Plotting code records
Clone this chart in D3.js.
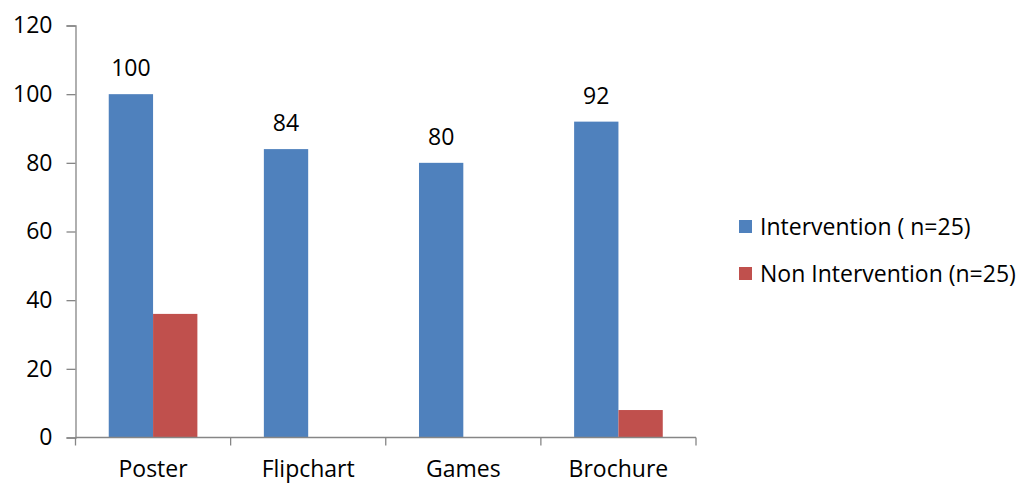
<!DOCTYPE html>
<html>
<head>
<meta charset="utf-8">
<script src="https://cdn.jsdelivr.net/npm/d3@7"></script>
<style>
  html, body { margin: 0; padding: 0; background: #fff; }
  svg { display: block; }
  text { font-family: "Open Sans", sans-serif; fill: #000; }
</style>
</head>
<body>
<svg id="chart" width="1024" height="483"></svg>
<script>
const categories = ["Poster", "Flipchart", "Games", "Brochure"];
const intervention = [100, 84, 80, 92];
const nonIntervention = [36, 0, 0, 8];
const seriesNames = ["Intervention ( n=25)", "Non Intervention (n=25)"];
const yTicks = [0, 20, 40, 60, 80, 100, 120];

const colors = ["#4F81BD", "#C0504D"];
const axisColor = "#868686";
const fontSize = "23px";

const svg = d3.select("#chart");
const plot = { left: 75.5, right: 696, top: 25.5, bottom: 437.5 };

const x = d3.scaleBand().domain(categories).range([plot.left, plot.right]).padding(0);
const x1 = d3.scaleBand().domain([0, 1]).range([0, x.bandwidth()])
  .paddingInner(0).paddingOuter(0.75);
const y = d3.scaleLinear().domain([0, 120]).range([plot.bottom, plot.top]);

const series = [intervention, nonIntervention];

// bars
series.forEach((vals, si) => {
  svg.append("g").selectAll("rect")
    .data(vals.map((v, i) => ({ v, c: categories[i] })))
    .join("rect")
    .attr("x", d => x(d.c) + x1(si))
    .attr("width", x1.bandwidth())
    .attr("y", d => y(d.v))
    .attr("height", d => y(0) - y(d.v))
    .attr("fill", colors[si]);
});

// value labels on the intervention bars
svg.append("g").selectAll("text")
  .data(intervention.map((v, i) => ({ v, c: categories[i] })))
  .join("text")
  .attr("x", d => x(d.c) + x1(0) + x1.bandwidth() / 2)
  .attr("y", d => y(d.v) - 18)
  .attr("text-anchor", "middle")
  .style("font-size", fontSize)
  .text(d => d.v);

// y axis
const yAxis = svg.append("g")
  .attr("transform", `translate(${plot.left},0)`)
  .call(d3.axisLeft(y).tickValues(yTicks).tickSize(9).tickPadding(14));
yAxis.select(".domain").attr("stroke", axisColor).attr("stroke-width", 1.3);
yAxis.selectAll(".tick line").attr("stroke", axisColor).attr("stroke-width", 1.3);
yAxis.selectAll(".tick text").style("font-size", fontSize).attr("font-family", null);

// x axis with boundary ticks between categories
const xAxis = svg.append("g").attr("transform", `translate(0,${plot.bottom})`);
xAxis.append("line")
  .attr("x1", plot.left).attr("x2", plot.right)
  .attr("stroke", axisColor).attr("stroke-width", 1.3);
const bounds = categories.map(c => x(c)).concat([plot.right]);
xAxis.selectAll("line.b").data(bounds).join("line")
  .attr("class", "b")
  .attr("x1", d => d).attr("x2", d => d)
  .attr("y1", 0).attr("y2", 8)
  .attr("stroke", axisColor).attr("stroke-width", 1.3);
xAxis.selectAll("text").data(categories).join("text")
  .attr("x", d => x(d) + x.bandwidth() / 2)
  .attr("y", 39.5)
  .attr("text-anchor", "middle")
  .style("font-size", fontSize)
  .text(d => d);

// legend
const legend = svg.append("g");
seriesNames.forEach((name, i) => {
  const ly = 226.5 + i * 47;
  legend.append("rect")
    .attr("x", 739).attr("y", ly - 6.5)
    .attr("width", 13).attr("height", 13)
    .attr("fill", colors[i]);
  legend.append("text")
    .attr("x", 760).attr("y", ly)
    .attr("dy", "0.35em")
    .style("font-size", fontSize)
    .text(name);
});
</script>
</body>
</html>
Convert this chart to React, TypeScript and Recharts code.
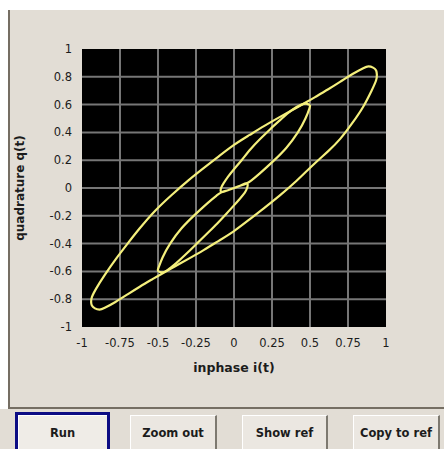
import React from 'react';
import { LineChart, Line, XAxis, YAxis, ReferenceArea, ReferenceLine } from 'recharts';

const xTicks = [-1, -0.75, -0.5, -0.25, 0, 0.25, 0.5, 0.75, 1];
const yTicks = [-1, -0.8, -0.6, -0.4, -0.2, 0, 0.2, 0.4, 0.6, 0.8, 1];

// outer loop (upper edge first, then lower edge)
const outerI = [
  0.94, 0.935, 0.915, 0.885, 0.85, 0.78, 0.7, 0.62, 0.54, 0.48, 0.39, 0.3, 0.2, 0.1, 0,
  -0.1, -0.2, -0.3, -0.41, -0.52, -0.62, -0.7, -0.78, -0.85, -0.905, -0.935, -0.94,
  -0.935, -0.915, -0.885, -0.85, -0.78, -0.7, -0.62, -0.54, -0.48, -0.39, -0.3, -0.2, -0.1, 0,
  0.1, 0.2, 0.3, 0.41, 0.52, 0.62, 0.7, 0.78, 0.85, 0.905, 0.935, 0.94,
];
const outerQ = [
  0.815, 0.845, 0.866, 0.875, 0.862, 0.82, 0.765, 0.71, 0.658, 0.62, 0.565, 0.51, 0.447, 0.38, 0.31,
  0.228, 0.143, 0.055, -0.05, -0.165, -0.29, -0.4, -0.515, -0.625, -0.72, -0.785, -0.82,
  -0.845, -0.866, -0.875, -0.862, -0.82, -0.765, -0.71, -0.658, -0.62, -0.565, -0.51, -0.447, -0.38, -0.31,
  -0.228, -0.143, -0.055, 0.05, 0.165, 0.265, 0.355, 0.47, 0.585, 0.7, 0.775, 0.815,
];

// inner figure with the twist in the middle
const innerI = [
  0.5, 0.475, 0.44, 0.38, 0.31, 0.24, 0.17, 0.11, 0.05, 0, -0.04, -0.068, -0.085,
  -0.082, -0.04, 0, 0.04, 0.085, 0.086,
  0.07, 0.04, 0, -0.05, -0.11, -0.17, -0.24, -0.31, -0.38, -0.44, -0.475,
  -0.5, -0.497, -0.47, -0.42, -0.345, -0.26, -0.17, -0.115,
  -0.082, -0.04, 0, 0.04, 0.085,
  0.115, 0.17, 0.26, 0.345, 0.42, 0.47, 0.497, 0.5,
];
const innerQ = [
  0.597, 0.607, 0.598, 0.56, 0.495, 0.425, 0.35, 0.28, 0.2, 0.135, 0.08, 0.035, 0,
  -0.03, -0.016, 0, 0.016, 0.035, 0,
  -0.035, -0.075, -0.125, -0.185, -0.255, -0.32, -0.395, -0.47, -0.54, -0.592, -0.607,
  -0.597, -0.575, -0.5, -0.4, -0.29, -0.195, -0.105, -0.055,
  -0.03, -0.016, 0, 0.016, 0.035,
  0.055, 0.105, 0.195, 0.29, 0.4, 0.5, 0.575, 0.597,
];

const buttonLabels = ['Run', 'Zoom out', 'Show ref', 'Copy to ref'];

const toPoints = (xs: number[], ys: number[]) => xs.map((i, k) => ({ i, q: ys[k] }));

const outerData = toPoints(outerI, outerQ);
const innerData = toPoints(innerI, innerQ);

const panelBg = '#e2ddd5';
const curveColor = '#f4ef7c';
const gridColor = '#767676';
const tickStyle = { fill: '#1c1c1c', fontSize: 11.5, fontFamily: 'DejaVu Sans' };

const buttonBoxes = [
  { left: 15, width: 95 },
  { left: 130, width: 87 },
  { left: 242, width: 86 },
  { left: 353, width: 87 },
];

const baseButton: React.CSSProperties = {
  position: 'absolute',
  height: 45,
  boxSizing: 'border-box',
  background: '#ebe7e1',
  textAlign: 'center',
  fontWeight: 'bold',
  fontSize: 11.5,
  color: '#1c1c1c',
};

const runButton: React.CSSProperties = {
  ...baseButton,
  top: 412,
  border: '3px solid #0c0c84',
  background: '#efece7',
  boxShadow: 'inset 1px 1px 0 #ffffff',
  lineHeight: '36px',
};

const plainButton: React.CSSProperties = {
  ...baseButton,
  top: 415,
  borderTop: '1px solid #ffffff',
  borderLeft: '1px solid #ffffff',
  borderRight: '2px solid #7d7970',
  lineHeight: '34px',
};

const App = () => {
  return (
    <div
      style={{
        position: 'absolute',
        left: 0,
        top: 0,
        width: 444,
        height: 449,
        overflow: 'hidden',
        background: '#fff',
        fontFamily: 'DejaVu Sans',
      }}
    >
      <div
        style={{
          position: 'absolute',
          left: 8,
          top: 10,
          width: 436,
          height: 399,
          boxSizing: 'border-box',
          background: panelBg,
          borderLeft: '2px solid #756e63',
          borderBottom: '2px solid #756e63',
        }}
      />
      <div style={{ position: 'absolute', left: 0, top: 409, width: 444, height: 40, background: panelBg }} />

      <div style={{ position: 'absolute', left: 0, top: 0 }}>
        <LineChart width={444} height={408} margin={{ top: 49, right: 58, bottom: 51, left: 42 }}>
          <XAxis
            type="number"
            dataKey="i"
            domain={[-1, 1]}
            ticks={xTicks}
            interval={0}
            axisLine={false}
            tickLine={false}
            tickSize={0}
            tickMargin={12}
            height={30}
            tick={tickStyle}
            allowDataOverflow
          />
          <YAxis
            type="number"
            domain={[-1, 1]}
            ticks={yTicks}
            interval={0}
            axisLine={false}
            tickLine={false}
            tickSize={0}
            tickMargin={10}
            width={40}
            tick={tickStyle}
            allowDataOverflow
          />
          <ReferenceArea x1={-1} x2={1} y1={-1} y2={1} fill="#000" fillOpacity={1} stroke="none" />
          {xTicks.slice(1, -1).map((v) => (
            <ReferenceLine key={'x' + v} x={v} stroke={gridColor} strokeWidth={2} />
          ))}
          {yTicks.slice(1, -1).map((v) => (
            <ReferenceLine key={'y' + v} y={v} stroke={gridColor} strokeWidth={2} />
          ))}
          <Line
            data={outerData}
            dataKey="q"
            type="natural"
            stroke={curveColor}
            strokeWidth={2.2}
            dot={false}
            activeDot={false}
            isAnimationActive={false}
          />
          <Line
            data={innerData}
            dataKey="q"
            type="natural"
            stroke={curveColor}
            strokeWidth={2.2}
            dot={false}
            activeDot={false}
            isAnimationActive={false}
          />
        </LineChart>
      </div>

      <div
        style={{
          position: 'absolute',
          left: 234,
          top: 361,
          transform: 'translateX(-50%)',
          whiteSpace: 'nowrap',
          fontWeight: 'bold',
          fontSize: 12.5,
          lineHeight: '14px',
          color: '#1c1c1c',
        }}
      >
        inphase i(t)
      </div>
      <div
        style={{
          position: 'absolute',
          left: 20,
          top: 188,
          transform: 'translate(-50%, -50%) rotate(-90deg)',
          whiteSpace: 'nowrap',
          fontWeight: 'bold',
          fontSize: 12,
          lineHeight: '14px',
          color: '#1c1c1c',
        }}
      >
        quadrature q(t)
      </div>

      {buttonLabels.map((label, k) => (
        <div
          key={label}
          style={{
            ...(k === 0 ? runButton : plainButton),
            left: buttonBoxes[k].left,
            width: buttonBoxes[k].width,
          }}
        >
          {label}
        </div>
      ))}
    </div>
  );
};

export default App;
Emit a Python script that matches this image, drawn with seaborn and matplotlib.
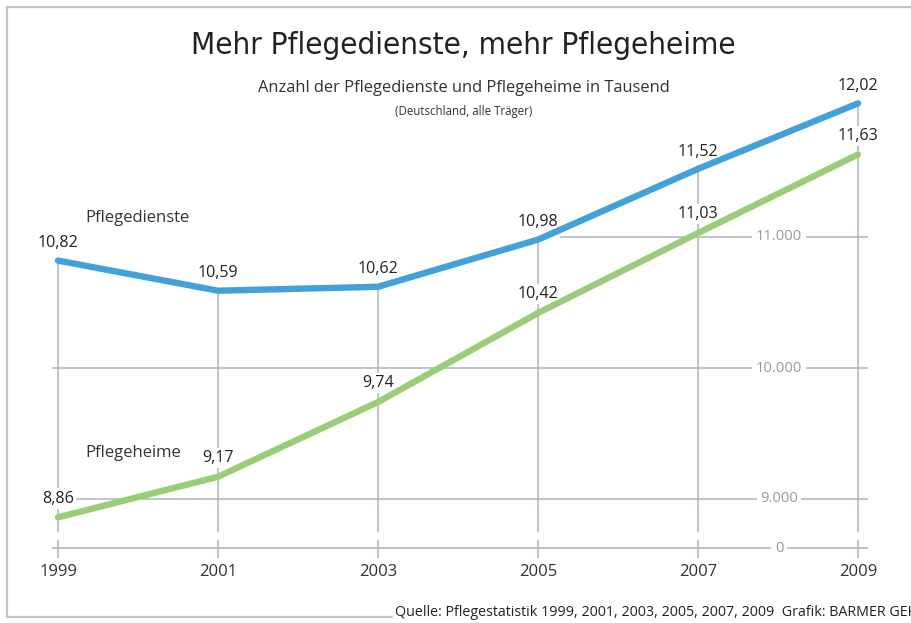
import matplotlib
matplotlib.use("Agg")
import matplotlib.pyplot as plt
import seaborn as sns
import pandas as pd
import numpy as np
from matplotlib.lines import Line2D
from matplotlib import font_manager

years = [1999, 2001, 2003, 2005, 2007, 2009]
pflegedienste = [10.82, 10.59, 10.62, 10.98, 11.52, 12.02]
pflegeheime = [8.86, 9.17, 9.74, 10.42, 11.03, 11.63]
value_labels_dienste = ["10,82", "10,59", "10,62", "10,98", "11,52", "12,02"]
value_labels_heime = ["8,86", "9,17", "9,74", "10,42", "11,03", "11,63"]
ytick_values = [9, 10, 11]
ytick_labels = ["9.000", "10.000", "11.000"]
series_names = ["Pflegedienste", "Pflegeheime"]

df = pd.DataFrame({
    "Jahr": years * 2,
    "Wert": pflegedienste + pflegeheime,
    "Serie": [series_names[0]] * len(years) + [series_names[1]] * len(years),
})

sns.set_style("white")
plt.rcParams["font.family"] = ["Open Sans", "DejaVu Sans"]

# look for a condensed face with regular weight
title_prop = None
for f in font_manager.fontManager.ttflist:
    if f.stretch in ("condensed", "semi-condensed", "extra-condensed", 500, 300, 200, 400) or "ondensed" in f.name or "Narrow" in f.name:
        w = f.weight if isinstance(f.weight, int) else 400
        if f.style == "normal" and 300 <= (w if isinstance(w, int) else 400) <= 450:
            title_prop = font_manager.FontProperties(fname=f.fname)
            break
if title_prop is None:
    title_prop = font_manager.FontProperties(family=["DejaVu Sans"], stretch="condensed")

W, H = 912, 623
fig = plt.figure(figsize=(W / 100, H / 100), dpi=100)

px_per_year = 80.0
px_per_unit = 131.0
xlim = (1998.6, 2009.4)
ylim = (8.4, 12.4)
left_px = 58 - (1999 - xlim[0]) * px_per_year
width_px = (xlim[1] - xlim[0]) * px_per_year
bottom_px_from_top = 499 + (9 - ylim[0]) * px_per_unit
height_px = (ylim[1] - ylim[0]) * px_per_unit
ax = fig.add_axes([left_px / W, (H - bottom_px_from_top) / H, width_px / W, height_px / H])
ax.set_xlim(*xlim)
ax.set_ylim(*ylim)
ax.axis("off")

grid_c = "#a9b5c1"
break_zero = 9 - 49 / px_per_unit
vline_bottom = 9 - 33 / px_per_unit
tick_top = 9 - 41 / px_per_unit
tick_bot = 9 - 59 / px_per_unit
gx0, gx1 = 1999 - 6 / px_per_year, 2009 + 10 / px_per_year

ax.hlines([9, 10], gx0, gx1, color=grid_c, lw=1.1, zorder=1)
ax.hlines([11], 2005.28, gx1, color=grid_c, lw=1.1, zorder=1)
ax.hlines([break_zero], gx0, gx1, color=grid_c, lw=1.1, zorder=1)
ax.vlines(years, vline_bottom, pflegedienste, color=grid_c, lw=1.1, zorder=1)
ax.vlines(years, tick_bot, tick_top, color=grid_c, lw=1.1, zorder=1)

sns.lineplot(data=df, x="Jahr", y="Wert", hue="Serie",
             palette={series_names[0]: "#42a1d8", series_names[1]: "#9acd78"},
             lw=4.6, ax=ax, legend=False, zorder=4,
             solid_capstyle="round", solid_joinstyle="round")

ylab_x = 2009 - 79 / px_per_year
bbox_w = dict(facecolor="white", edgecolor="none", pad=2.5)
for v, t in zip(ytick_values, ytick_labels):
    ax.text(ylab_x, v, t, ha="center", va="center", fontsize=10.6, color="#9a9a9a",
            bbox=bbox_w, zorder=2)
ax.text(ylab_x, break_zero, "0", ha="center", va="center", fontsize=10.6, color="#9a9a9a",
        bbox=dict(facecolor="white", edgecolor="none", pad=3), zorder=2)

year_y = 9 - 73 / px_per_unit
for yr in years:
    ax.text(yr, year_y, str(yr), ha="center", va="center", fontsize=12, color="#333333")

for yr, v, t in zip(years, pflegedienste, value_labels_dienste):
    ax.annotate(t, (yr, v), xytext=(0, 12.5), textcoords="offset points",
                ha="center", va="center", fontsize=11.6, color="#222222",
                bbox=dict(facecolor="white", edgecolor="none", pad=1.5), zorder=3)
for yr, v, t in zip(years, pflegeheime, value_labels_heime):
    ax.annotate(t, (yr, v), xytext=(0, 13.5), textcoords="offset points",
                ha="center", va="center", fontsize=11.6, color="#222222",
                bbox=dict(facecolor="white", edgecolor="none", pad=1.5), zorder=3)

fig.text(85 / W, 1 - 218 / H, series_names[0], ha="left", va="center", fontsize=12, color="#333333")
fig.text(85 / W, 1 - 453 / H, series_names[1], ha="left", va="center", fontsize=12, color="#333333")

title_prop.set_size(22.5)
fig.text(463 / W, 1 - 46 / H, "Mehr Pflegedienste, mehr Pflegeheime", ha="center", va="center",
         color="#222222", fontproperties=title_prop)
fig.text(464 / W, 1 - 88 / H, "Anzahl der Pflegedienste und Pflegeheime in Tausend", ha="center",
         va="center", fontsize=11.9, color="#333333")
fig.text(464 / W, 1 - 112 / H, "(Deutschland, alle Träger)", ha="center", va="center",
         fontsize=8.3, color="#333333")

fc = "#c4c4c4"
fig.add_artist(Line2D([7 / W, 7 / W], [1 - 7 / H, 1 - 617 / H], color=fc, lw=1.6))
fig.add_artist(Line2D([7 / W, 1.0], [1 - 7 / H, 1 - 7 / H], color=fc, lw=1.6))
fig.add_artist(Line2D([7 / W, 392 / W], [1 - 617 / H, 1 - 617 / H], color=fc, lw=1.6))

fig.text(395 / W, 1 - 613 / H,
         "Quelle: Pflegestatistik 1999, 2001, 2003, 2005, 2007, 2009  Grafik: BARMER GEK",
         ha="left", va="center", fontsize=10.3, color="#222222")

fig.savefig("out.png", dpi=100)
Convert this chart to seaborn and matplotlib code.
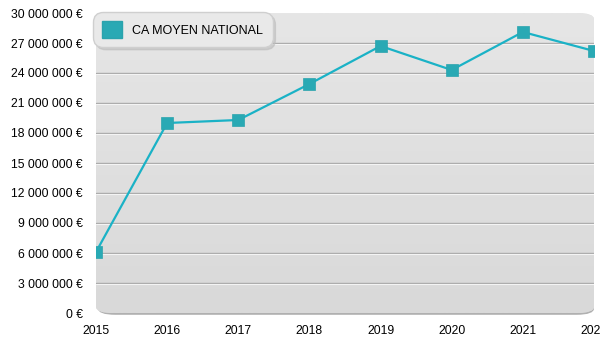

Your objective
Show every line from the entries above in which the word "with" appears.

Reply to the exercise
// x axis with boundary ticks between categories
// inner figure with the twist in the middle
Emit a Python script that matches this image, drawn with seaborn and matplotlib.
# look for a condensed face with regular weight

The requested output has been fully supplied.